__Source material__
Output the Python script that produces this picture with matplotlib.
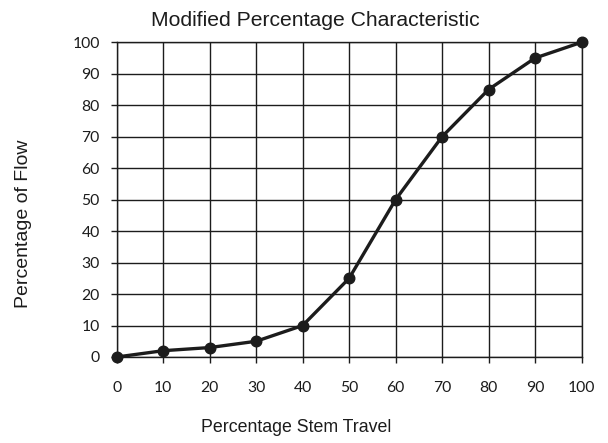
import matplotlib
matplotlib.use("Agg")
import matplotlib.pyplot as plt

stem_travel = [0, 10, 20, 30, 40, 50, 60, 70, 80, 90, 100]
flow = [0, 2, 3, 5, 10, 25, 50, 70, 85, 95, 100]
x_ticks = [0, 10, 20, 30, 40, 50, 60, 70, 80, 90, 100]
y_ticks = [0, 10, 20, 30, 40, 50, 60, 70, 80, 90, 100]

W, H = 608, 443
fig = plt.figure(figsize=(W / 100, H / 100), dpi=100)
L, R, T, B = 116.7, 581.5, 42.3, 357.0
ax = fig.add_axes([L / W, 1 - B / H, (R - L) / W, (B - T) / H])
ink = "#1c1c1c"
ax.plot(stem_travel, flow, color=ink, lw=2.4, marker="o", ms=7.6, zorder=3, clip_on=False)
ax.set_xlim(0, 100)
ax.set_ylim(0, 100)
ax.set_xticks(x_ticks)
ax.set_yticks(y_ticks)
ax.grid(True, color=ink, lw=1.0)
for s in ax.spines.values():
    s.set_color(ink)
    s.set_linewidth(1.0)
ax.tick_params(axis="both", length=4.2, width=1.0, color=ink, labelsize=11.3, labelcolor=ink)
ax.tick_params(axis="x", pad=13)
ax.tick_params(axis="y", pad=8)
for lab in ax.get_xticklabels() + ax.get_yticklabels():
    lab.set_family("Lato")
fig.text(315 / W, 1 - 20.5 / H, "Modified Percentage Characteristic", family="Liberation Sans",
         fontsize=15.2, color=ink, ha="center", va="center")
fig.text(296 / W, 1 - 428 / H, "Percentage Stem Travel", family="Liberation Sans", fontsize=12.8,
         color=ink, ha="center", va="center")
fig.text(24 / W, 1 - 224 / H, "Percentage of Flow", family="Liberation Sans", fontsize=14, color=ink,
         rotation=90, ha="center", va="center")
fig.savefig("out.png", dpi=100)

__Exercise requirements__
Repeat the listing above exactly, with no pictures.

__Completed exercise__
Output the Python script that produces this picture with matplotlib.
import matplotlib
matplotlib.use("Agg")
import matplotlib.pyplot as plt

stem_travel = [0, 10, 20, 30, 40, 50, 60, 70, 80, 90, 100]
flow = [0, 2, 3, 5, 10, 25, 50, 70, 85, 95, 100]
x_ticks = [0, 10, 20, 30, 40, 50, 60, 70, 80, 90, 100]
y_ticks = [0, 10, 20, 30, 40, 50, 60, 70, 80, 90, 100]

W, H = 608, 443
fig = plt.figure(figsize=(W / 100, H / 100), dpi=100)
L, R, T, B = 116.7, 581.5, 42.3, 357.0
ax = fig.add_axes([L / W, 1 - B / H, (R - L) / W, (B - T) / H])
ink = "#1c1c1c"
ax.plot(stem_travel, flow, color=ink, lw=2.4, marker="o", ms=7.6, zorder=3, clip_on=False)
ax.set_xlim(0, 100)
ax.set_ylim(0, 100)
ax.set_xticks(x_ticks)
ax.set_yticks(y_ticks)
ax.grid(True, color=ink, lw=1.0)
for s in ax.spines.values():
    s.set_color(ink)
    s.set_linewidth(1.0)
ax.tick_params(axis="both", length=4.2, width=1.0, color=ink, labelsize=11.3, labelcolor=ink)
ax.tick_params(axis="x", pad=13)
ax.tick_params(axis="y", pad=8)
for lab in ax.get_xticklabels() + ax.get_yticklabels():
    lab.set_family("Lato")
fig.text(315 / W, 1 - 20.5 / H, "Modified Percentage Characteristic", family="Liberation Sans",
         fontsize=15.2, color=ink, ha="center", va="center")
fig.text(296 / W, 1 - 428 / H, "Percentage Stem Travel", family="Liberation Sans", fontsize=12.8,
         color=ink, ha="center", va="center")
fig.text(24 / W, 1 - 224 / H, "Percentage of Flow", family="Liberation Sans", fontsize=14, color=ink,
         rotation=90, ha="center", va="center")
fig.savefig("out.png", dpi=100)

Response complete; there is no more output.